I therefore find when the Claimant came to transfer his interest in [the motor home] to Mr Rose, he did not know that it had a non-standard chassis weight tolerance. I also accept [counsel for the Claimant's] submission that however incompetent the Claimant's staff were in failing to detect this non-standard variant chassis for the [the motor home] it cannot affect the strict contractual effect and obligation on the part of the seller."
"had the Claimant acted proactively as I suggest he should have, I doubt the position would have been any different but the end result would have been the same, save (a) Mr Rose would never have had to incur any costs, Paragon's costs would have been substantially lower (as they would have been let out in the summer of 2008 and not following the mediation in March 2010), Mr Cope's would have been substantially lower (it was to be expected he would have been provided with his mobile home by say February/March 2009)."
"I accept that whilst mediation would not have been necessary, Mr Cope would still have required solicitor involvement in thrashing out a compromise with the Claimant and the details of his replacement vehicle, which judging by the time it took to resolve was no easy matter. He would still have incurred his ATE insurance premium and an uplift of those costs.
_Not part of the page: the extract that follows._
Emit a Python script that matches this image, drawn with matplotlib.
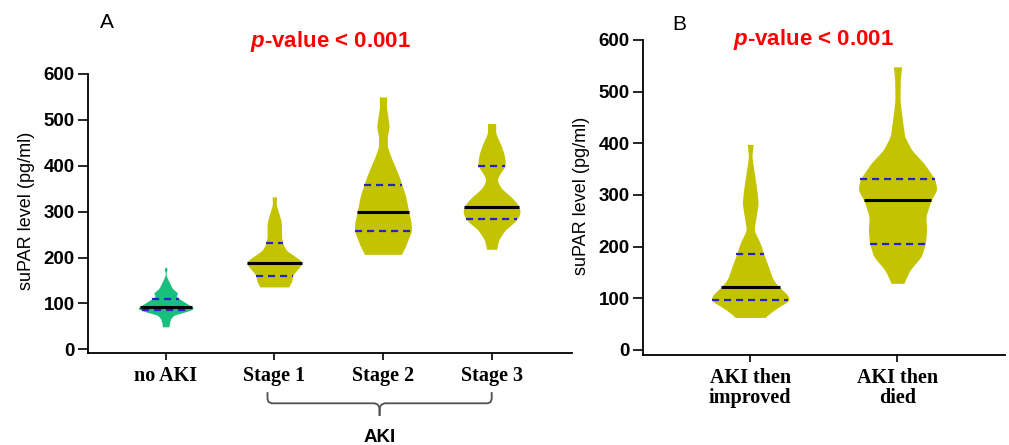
import numpy as np
import matplotlib
matplotlib.use("Agg")
import matplotlib.pyplot as plt

plt.rcParams['mathtext.fontset'] = 'custom'
plt.rcParams['mathtext.it'] = 'Liberation Sans:italic:bold'
plt.rcParams['mathtext.rm'] = 'Liberation Sans:bold'

# ---- panel A data: violin outlines (value, half width) + median / quartiles
cats_a = ["no AKI", "Stage 1", "Stage 2", "Stage 3"]

noaki_v = [49, 57, 67, 75, 82, 89, 96, 107, 116, 122, 133, 144, 151, 160, 168, 172, 176, 179]
noaki_w = [0.03, 0.034, 0.046, 0.077, 0.19, 0.265, 0.22, 0.146, 0.09, 0.115, 0.06, 0.038, 0.023, 0.006, 0.003, 0.012, 0.014, 0.004]

st1_v = [136, 147, 162, 176, 189, 195, 206, 216, 231, 245, 260, 275, 289, 304, 318, 326, 332]
st1_w = [0.13, 0.161, 0.169, 0.22, 0.264, 0.238, 0.169, 0.107, 0.077, 0.066, 0.067, 0.066, 0.052, 0.031, 0.015, 0.02, 0.021]

st2_v = [207, 224, 246, 258, 275, 302, 333, 360, 376, 398, 420, 442, 464, 485, 507, 529, 550]
st2_w = [0.169, 0.207, 0.242, 0.264, 0.26, 0.235, 0.21, 0.173, 0.15, 0.112, 0.072, 0.04, 0.04, 0.058, 0.045, 0.031, 0.034]

st3_v = [218, 238, 260, 275, 286, 300, 310, 318, 333, 351, 369, 383, 399, 409, 427, 449, 471, 492]
st3_w = [0.046, 0.064, 0.123, 0.2, 0.245, 0.264, 0.256, 0.235, 0.177, 0.087, 0.049, 0.077, 0.126, 0.126, 0.113, 0.08, 0.037, 0.038]

med_a = [93, 188, 300, 310]
q1_a = [85, 159, 257, 285]
q3_a = [110, 231, 358, 399]

# ---- panel B data
cats_b = ["AKI then\nimproved", "AKI then\ndied"]

imp_v = [63, 81, 96, 106, 121, 136, 161, 185, 207, 232, 258, 284, 310, 348, 374, 398]
imp_w = [0.096, 0.18, 0.27, 0.257, 0.2, 0.155, 0.124, 0.093, 0.068, 0.025, 0.04, 0.054, 0.045, 0.025, 0.011, 0.02]

died_v = [129, 155, 181, 207, 232, 258, 289, 310, 330, 361, 387, 413, 452, 484, 523, 548]
died_w = [0.042, 0.085, 0.163, 0.19, 0.198, 0.192, 0.226, 0.268, 0.255, 0.181, 0.096, 0.049, 0.03, 0.017, 0.019, 0.028]

med_b = [121, 290]
q1_b = [96, 206]
q3_b = [185, 330]

green = "#19BF7D"
olive = "#C3C300"
qblue = "#2424C8"

W, H = 1009, 445
fig = plt.figure(figsize=(W / 100, H / 100), dpi=100)


def px_box(x0, y_top, x1, y_bot):
    return [x0 / W, 1 - y_bot / H, (x1 - x0) / W, (y_bot - y_top) / H]


def outline(v, w, sigma):
    # round off the corners of the traced outline a little
    v = np.array(v, float)
    w = np.array(w, float)
    yy = np.linspace(v[0], v[-1], 400)
    ww = np.interp(yy, v, w)
    step = yy[1] - yy[0]
    k = np.arange(-int(3 * sigma / step), int(3 * sigma / step) + 1) * step
    k = np.exp(-0.5 * (k / sigma) ** 2)
    k /= k.sum()
    n = len(k) // 2
    pad = np.concatenate([np.full(n, ww[0]), ww, np.full(n, ww[-1])])
    return yy, np.convolve(pad, k, mode='valid')


def draw_violin(ax, pos, v, w, color, med, q1, q3, sigma=4):
    yy, ww = outline(v, w, sigma)
    ax.fill_betweenx(yy, pos - ww, pos + ww, color=color, lw=0, zorder=2)
    for q in (q1, q3):
        hw = np.interp(q, yy, ww)
        ax.plot([pos - hw, pos + hw], [q, q], color=qblue, lw=1.6,
                dashes=(3.2, 2.2), zorder=3, solid_capstyle='butt')
    hw = np.interp(med, yy, ww)
    ax.plot([pos - hw, pos + hw], [med, med], color='black', lw=2.2, zorder=4,
            solid_capstyle='butt')


def style_axes(ax, labels):
    for s in ('top', 'right'):
        ax.spines[s].set_visible(False)
    for s in ('left', 'bottom'):
        ax.spines[s].set_linewidth(1.3)
    ax.set_facecolor('none')
    ax.set_yticks(range(0, 601, 100))
    ax.set_xticks(range(1, len(labels) + 1))
    ax.set_xticklabels(labels, linespacing=1.0)
    ax.tick_params(axis='y', length=7.5, width=1.2, pad=1.8, labelsize=13.5)
    ax.tick_params(axis='x', length=5, width=1.2, pad=4, labelsize=14.5)
    for t in ax.get_yticklabels():
        t.set_fontfamily('Liberation Sans')
        t.set_fontweight('bold')
    for t in ax.get_xticklabels():
        t.set_fontfamily('Liberation Serif')
        t.set_fontweight('bold')


# panel A
axA = fig.add_axes(px_box(87.7, 74, 572, 353.3))
draw_violin(axA, 1, noaki_v, noaki_w, green, med_a[0], q1_a[0], q3_a[0], sigma=2)
draw_violin(axA, 2, st1_v, st1_w, olive, med_a[1], q1_a[1], q3_a[1])
draw_violin(axA, 3, st2_v, st2_w, olive, med_a[2], q1_a[2], q3_a[2])
draw_violin(axA, 4, st3_v, st3_w, olive, med_a[3], q1_a[3], q3_a[3])
axA.set_xlim(0.2825, 4.74)
axA.set_ylim(-8.7, 600)
style_axes(axA, cats_a)

# panel B
axB = fig.add_axes(px_box(642.7, 40, 1005, 355.3))
draw_violin(axB, 1, imp_v, imp_w, olive, med_b[0], q1_b[0], q3_b[0])
draw_violin(axB, 2, died_v, died_w, olive, med_b[1], q1_b[1], q3_b[1])
axB.set_xlim(0.27, 2.73)
axB.set_ylim(-10.3, 600)
style_axes(axB, cats_b)

# overlay in pixel coordinates for annotations
ov = fig.add_axes([0, 0, 1, 1], zorder=5)
ov.set_xlim(0, W)
ov.set_ylim(H, 0)
ov.axis('off')

ov.text(107, 23, "A", fontsize=15, family='Liberation Sans', ha='center', va='center')
ov.text(679, 25, "B", fontsize=15, family='Liberation Sans', ha='center', va='center')
title = r"$\mathit{p}$-value < 0.001"
ov.text(330, 41, title, fontsize=16, color='#FF0000', fontweight='bold',
        family='Liberation Sans', ha='center', va='center')
ov.text(813, 40, title, fontsize=16, color='#FF0000', fontweight='bold',
        family='Liberation Sans', ha='center', va='center')
for x, y in [(26.7, 211), (582, 196)]:
    ov.text(x, y, "suPAR level (pg/ml)", fontsize=13, family='Liberation Sans',
            rotation=90, ha='center', va='center')

# bracket under the AKI stages
left_arm = [(267.5, 393), (267.5, 399), (268.6, 402), (271.5, 403.3), (374.5, 403.3),
            (377.5, 404.5), (379.3, 407), (379.6, 415)]
mid = (267.5 + 491.7) / 2
right_arm = [(2 * mid - x, y) for x, y in left_arm]
for arm in (left_arm, right_arm):
    xs, ys = zip(*arm)
    ov.plot(xs, ys, color='#505050', lw=1.3)
ov.text(379.6, 438, "AKI", fontsize=13.5, fontweight='bold', family='Liberation Sans',
        ha='center', va='center')

fig.savefig("out.png", dpi=100)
All this in my judgment is recoverable as the Claimant's obligation to pay costs reasonably incurred."
i) Although the legal burden of proof that the breach of contract caused loss rests throughout on the claimant, there is an evidential burden on the defendant if it contends that there was a break in the chain of causation.ii) To break the chain of causation, the intervening conduct of the claimant must be of such impact that it obliterates the wrongdoing of the claimant in the sense that the claimant's conduct must be the true cause of the loss rather than the conduct of the defendant. That is because, where the defendant's conduct remains an effective cause of the loss, at least ordinarily the chain of causation will not be broken.
iii) It is difficult to conceive of anything less than unreasonable conduct on the part of the claimant breaking the chain.
iv) Even unreasonable conduct will not necessarily break the chain, for example where the defendant's conduct remains an effective cause.
v) Reckless conduct ordinarily breaks the chain of causation, although there is no general rule that only reckless conduct will do so.
vi) The claimant's state of knowledge at the time of and following the defendant's breach is likely to be a factor of great significance.
vii) However it does not follow that actual knowledge of the breach is a pre-requisite of breaking the chain.
viii) The question of whether there has been a break in the chain is fact sensitive. In a given case the determination of whether the chain of causation is broken may involve the cumulative effect of a number of factors which have the effect of removing the wrongdoing sued on as a cause.
ix) Whilst the authorities provide guidance they are not to be read as statutes.
"For the chain of causation to be broken, the claimant need not have knowledge of the legal niceties of the breach of contract; nor, as it seems to me, will the chain of causation only be broken if the claimant has actual knowledge that a breach of contract has occurred – otherwise there would be a premium on ignorance."
"After it had become apparent to the farmer that the locking mechanism of the coupling was broken, and consequently that it was no longer in the same state as when it was delivered, the only implied warranty which could justify his failure to take the precaution either to get it mended or at least to find out whether it was safe to continue to use it in that condition, would be a warranty that the coupling could continue to be safely used to tow a trailer on a public highway notwithstanding that it was in an obviously damaged state. My Lords, any implication of a warranty in these terms needs only to be stated, to be rejected…..In the state in which the farmer knew the coupling to be at the time of the accident, there was no longer any warranty by the dealers of its continued safety in use on which the farmer was entitled to rely."
"That County chose to try to satisfy itself of the validity of the indicative commitments of CBS clients, not knowing of Gilbert Eliott's statements, is nothing to the point. There was no requirement under the terms of engagement that they should do so, nor at the time the contract of engagement was made was it contemplated that they would do so. In my view, the fact that they chose to do so and did so negligently could not interrupt the direct relationship between the statements made by Gilbert Eliott and the need to refresh the placees."
"Where a plaintiff does not know of a defendant's breach of contract and where he is entitled to rely upon the defendant having performed his contract, it will only be in the most exceptional circumstances that conduct of the plaintiff suffices to break the causal relationship between the defendant's breach and the plaintiff's loss.
The plaintiffs' conduct was not voluntary in the sense of being undertaken with a knowledge of its significance. Conduct which is undertaken without an appreciation of the existence of the earlier causal factor will normally only suffice to break the causal relationship if the conduct was reckless. It is the character of reckless conduct that it makes the actual state of knowledge of that party immaterial. If the conduct of the plaintiffs had been so exceptional as to take it outside the contemplation of the parties, then it might have made the consequent loss too remote."